## [Description of the task]
Give back the full listing, character for character, with no pictures.

## [Recorded information]
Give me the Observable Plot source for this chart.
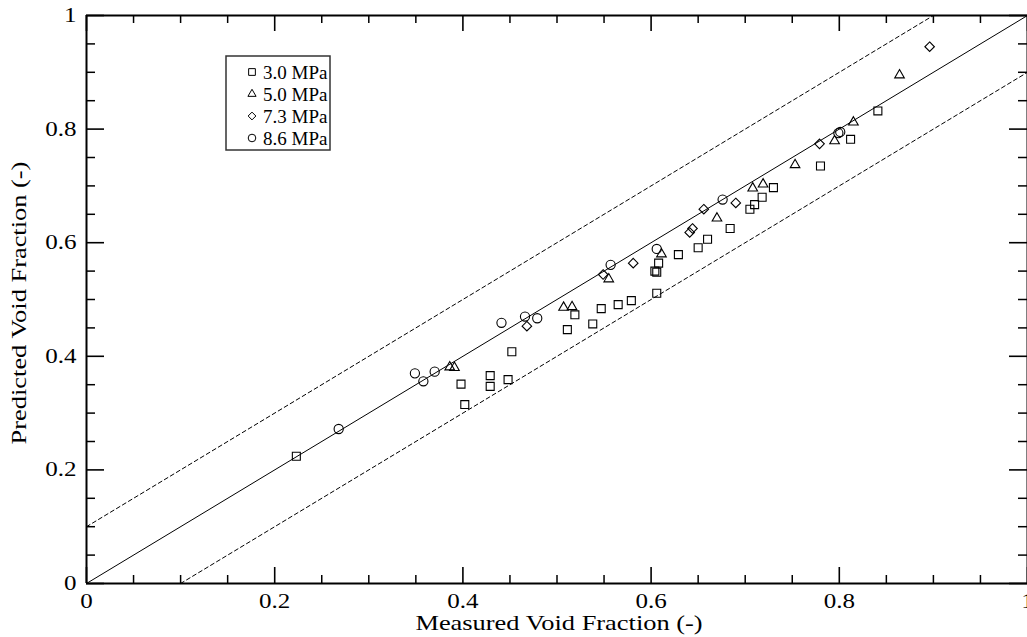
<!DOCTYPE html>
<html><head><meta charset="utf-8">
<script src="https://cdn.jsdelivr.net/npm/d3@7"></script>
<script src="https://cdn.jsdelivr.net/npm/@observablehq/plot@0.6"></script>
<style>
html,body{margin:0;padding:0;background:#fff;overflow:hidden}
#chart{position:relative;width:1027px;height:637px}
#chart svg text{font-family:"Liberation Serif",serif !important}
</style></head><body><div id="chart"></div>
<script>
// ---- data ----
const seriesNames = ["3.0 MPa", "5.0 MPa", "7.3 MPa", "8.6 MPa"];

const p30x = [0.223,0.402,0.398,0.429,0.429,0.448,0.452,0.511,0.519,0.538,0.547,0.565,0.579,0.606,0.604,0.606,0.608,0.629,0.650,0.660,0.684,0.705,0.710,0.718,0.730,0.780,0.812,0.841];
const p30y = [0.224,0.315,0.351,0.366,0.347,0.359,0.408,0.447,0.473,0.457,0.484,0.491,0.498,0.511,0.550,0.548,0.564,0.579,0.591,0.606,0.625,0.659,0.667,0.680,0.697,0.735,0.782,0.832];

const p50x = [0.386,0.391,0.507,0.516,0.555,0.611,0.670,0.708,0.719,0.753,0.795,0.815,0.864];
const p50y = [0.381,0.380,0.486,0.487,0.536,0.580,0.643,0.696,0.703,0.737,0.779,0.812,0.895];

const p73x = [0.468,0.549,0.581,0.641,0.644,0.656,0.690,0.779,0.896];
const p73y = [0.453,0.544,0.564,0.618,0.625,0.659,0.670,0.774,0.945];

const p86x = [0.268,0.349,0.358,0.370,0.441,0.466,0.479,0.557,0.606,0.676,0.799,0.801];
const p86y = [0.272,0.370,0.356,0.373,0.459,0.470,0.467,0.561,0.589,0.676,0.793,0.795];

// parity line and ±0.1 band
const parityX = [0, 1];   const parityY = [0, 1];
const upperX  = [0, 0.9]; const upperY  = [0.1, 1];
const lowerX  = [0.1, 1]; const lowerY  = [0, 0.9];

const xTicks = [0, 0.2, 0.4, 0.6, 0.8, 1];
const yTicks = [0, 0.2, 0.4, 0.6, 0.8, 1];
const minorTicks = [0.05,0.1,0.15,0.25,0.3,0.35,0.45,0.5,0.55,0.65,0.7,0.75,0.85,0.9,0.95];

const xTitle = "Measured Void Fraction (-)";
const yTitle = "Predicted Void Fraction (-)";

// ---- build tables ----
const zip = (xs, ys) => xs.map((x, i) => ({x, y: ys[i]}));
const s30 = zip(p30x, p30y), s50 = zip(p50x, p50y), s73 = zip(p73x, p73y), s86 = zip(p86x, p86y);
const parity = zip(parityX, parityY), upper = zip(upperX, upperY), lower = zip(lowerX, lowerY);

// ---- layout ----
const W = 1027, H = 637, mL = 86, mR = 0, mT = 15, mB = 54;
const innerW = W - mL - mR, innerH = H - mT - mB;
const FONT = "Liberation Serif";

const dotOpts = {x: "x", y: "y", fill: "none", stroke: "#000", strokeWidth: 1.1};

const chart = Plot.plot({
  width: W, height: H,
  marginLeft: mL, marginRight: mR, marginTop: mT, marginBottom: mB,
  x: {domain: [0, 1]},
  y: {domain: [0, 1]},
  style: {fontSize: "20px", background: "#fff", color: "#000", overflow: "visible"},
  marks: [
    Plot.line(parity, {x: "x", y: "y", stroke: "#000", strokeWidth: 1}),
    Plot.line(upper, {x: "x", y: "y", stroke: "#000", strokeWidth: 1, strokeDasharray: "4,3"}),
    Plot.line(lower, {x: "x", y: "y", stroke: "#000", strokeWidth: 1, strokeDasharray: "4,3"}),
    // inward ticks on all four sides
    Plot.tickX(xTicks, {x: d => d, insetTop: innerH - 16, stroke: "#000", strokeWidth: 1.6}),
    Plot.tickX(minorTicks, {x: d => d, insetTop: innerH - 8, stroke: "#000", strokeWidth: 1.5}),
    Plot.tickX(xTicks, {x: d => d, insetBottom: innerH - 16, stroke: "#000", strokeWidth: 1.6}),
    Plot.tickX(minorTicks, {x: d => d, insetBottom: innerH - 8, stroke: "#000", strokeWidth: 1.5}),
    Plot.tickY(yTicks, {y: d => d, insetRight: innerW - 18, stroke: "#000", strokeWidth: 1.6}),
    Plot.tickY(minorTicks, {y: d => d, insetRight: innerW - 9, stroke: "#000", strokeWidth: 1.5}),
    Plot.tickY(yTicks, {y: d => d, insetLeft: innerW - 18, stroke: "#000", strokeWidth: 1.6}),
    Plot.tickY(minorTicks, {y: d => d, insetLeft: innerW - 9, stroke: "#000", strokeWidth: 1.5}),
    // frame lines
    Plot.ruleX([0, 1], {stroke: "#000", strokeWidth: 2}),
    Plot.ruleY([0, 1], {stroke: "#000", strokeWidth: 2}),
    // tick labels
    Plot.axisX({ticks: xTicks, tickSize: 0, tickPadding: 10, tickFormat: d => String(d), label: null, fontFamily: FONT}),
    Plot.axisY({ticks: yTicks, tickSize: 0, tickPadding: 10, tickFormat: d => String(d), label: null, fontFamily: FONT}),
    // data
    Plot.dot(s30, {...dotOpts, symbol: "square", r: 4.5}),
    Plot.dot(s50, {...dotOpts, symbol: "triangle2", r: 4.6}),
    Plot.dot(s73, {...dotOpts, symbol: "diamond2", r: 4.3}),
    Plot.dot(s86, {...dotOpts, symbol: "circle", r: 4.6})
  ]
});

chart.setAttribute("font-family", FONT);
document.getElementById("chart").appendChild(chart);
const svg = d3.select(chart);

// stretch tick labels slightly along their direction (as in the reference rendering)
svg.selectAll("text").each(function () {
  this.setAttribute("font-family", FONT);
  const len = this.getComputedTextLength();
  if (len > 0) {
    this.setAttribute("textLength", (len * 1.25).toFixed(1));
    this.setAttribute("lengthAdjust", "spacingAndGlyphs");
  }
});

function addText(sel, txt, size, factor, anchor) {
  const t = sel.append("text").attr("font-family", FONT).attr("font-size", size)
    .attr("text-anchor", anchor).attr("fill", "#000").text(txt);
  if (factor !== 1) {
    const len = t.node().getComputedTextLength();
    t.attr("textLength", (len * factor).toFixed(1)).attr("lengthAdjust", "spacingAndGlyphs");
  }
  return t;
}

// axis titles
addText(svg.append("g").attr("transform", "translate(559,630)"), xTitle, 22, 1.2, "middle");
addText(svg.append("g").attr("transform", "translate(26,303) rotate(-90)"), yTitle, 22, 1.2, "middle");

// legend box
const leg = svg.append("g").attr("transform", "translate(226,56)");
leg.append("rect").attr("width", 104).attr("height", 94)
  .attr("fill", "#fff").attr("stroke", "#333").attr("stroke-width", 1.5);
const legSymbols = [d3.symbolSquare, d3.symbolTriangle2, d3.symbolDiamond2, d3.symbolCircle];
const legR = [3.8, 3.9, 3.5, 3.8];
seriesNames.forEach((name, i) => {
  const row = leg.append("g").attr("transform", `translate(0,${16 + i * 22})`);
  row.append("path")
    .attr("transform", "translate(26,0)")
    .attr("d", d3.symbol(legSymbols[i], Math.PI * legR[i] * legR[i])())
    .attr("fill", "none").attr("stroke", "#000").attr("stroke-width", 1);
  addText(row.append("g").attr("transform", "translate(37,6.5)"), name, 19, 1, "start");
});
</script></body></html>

## [Answer to the problem]
Give me the Observable Plot source for this chart.
<!DOCTYPE html>
<html><head><meta charset="utf-8">
<script src="https://cdn.jsdelivr.net/npm/d3@7"></script>
<script src="https://cdn.jsdelivr.net/npm/@observablehq/plot@0.6"></script>
<style>
html,body{margin:0;padding:0;background:#fff;overflow:hidden}
#chart{position:relative;width:1027px;height:637px}
#chart svg text{font-family:"Liberation Serif",serif !important}
</style></head><body><div id="chart"></div>
<script>
// ---- data ----
const seriesNames = ["3.0 MPa", "5.0 MPa", "7.3 MPa", "8.6 MPa"];

const p30x = [0.223,0.402,0.398,0.429,0.429,0.448,0.452,0.511,0.519,0.538,0.547,0.565,0.579,0.606,0.604,0.606,0.608,0.629,0.650,0.660,0.684,0.705,0.710,0.718,0.730,0.780,0.812,0.841];
const p30y = [0.224,0.315,0.351,0.366,0.347,0.359,0.408,0.447,0.473,0.457,0.484,0.491,0.498,0.511,0.550,0.548,0.564,0.579,0.591,0.606,0.625,0.659,0.667,0.680,0.697,0.735,0.782,0.832];

const p50x = [0.386,0.391,0.507,0.516,0.555,0.611,0.670,0.708,0.719,0.753,0.795,0.815,0.864];
const p50y = [0.381,0.380,0.486,0.487,0.536,0.580,0.643,0.696,0.703,0.737,0.779,0.812,0.895];

const p73x = [0.468,0.549,0.581,0.641,0.644,0.656,0.690,0.779,0.896];
const p73y = [0.453,0.544,0.564,0.618,0.625,0.659,0.670,0.774,0.945];

const p86x = [0.268,0.349,0.358,0.370,0.441,0.466,0.479,0.557,0.606,0.676,0.799,0.801];
const p86y = [0.272,0.370,0.356,0.373,0.459,0.470,0.467,0.561,0.589,0.676,0.793,0.795];

// parity line and ±0.1 band
const parityX = [0, 1];   const parityY = [0, 1];
const upperX  = [0, 0.9]; const upperY  = [0.1, 1];
const lowerX  = [0.1, 1]; const lowerY  = [0, 0.9];

const xTicks = [0, 0.2, 0.4, 0.6, 0.8, 1];
const yTicks = [0, 0.2, 0.4, 0.6, 0.8, 1];
const minorTicks = [0.05,0.1,0.15,0.25,0.3,0.35,0.45,0.5,0.55,0.65,0.7,0.75,0.85,0.9,0.95];

const xTitle = "Measured Void Fraction (-)";
const yTitle = "Predicted Void Fraction (-)";

// ---- build tables ----
const zip = (xs, ys) => xs.map((x, i) => ({x, y: ys[i]}));
const s30 = zip(p30x, p30y), s50 = zip(p50x, p50y), s73 = zip(p73x, p73y), s86 = zip(p86x, p86y);
const parity = zip(parityX, parityY), upper = zip(upperX, upperY), lower = zip(lowerX, lowerY);

// ---- layout ----
const W = 1027, H = 637, mL = 86, mR = 0, mT = 15, mB = 54;
const innerW = W - mL - mR, innerH = H - mT - mB;
const FONT = "Liberation Serif";

const dotOpts = {x: "x", y: "y", fill: "none", stroke: "#000", strokeWidth: 1.1};

const chart = Plot.plot({
  width: W, height: H,
  marginLeft: mL, marginRight: mR, marginTop: mT, marginBottom: mB,
  x: {domain: [0, 1]},
  y: {domain: [0, 1]},
  style: {fontSize: "20px", background: "#fff", color: "#000", overflow: "visible"},
  marks: [
    Plot.line(parity, {x: "x", y: "y", stroke: "#000", strokeWidth: 1}),
    Plot.line(upper, {x: "x", y: "y", stroke: "#000", strokeWidth: 1, strokeDasharray: "4,3"}),
    Plot.line(lower, {x: "x", y: "y", stroke: "#000", strokeWidth: 1, strokeDasharray: "4,3"}),
    // inward ticks on all four sides
    Plot.tickX(xTicks, {x: d => d, insetTop: innerH - 16, stroke: "#000", strokeWidth: 1.6}),
    Plot.tickX(minorTicks, {x: d => d, insetTop: innerH - 8, stroke: "#000", strokeWidth: 1.5}),
    Plot.tickX(xTicks, {x: d => d, insetBottom: innerH - 16, stroke: "#000", strokeWidth: 1.6}),
    Plot.tickX(minorTicks, {x: d => d, insetBottom: innerH - 8, stroke: "#000", strokeWidth: 1.5}),
    Plot.tickY(yTicks, {y: d => d, insetRight: innerW - 18, stroke: "#000", strokeWidth: 1.6}),
    Plot.tickY(minorTicks, {y: d => d, insetRight: innerW - 9, stroke: "#000", strokeWidth: 1.5}),
    Plot.tickY(yTicks, {y: d => d, insetLeft: innerW - 18, stroke: "#000", strokeWidth: 1.6}),
    Plot.tickY(minorTicks, {y: d => d, insetLeft: innerW - 9, stroke: "#000", strokeWidth: 1.5}),
    // frame lines
    Plot.ruleX([0, 1], {stroke: "#000", strokeWidth: 2}),
    Plot.ruleY([0, 1], {stroke: "#000", strokeWidth: 2}),
    // tick labels
    Plot.axisX({ticks: xTicks, tickSize: 0, tickPadding: 10, tickFormat: d => String(d), label: null, fontFamily: FONT}),
    Plot.axisY({ticks: yTicks, tickSize: 0, tickPadding: 10, tickFormat: d => String(d), label: null, fontFamily: FONT}),
    // data
    Plot.dot(s30, {...dotOpts, symbol: "square", r: 4.5}),
    Plot.dot(s50, {...dotOpts, symbol: "triangle2", r: 4.6}),
    Plot.dot(s73, {...dotOpts, symbol: "diamond2", r: 4.3}),
    Plot.dot(s86, {...dotOpts, symbol: "circle", r: 4.6})
  ]
});

chart.setAttribute("font-family", FONT);
document.getElementById("chart").appendChild(chart);
const svg = d3.select(chart);

// stretch tick labels slightly along their direction (as in the reference rendering)
svg.selectAll("text").each(function () {
  this.setAttribute("font-family", FONT);
  const len = this.getComputedTextLength();
  if (len > 0) {
    this.setAttribute("textLength", (len * 1.25).toFixed(1));
    this.setAttribute("lengthAdjust", "spacingAndGlyphs");
  }
});

function addText(sel, txt, size, factor, anchor) {
  const t = sel.append("text").attr("font-family", FONT).attr("font-size", size)
    .attr("text-anchor", anchor).attr("fill", "#000").text(txt);
  if (factor !== 1) {
    const len = t.node().getComputedTextLength();
    t.attr("textLength", (len * factor).toFixed(1)).attr("lengthAdjust", "spacingAndGlyphs");
  }
  return t;
}

// axis titles
addText(svg.append("g").attr("transform", "translate(559,630)"), xTitle, 22, 1.2, "middle");
addText(svg.append("g").attr("transform", "translate(26,303) rotate(-90)"), yTitle, 22, 1.2, "middle");

// legend box
const leg = svg.append("g").attr("transform", "translate(226,56)");
leg.append("rect").attr("width", 104).attr("height", 94)
  .attr("fill", "#fff").attr("stroke", "#333").attr("stroke-width", 1.5);
const legSymbols = [d3.symbolSquare, d3.symbolTriangle2, d3.symbolDiamond2, d3.symbolCircle];
const legR = [3.8, 3.9, 3.5, 3.8];
seriesNames.forEach((name, i) => {
  const row = leg.append("g").attr("transform", `translate(0,${16 + i * 22})`);
  row.append("path")
    .attr("transform", "translate(26,0)")
    .attr("d", d3.symbol(legSymbols[i], Math.PI * legR[i] * legR[i])())
    .attr("fill", "none").attr("stroke", "#000").attr("stroke-width", 1);
  addText(row.append("g").attr("transform", "translate(37,6.5)"), name, 19, 1, "start");
});
</script></body></html>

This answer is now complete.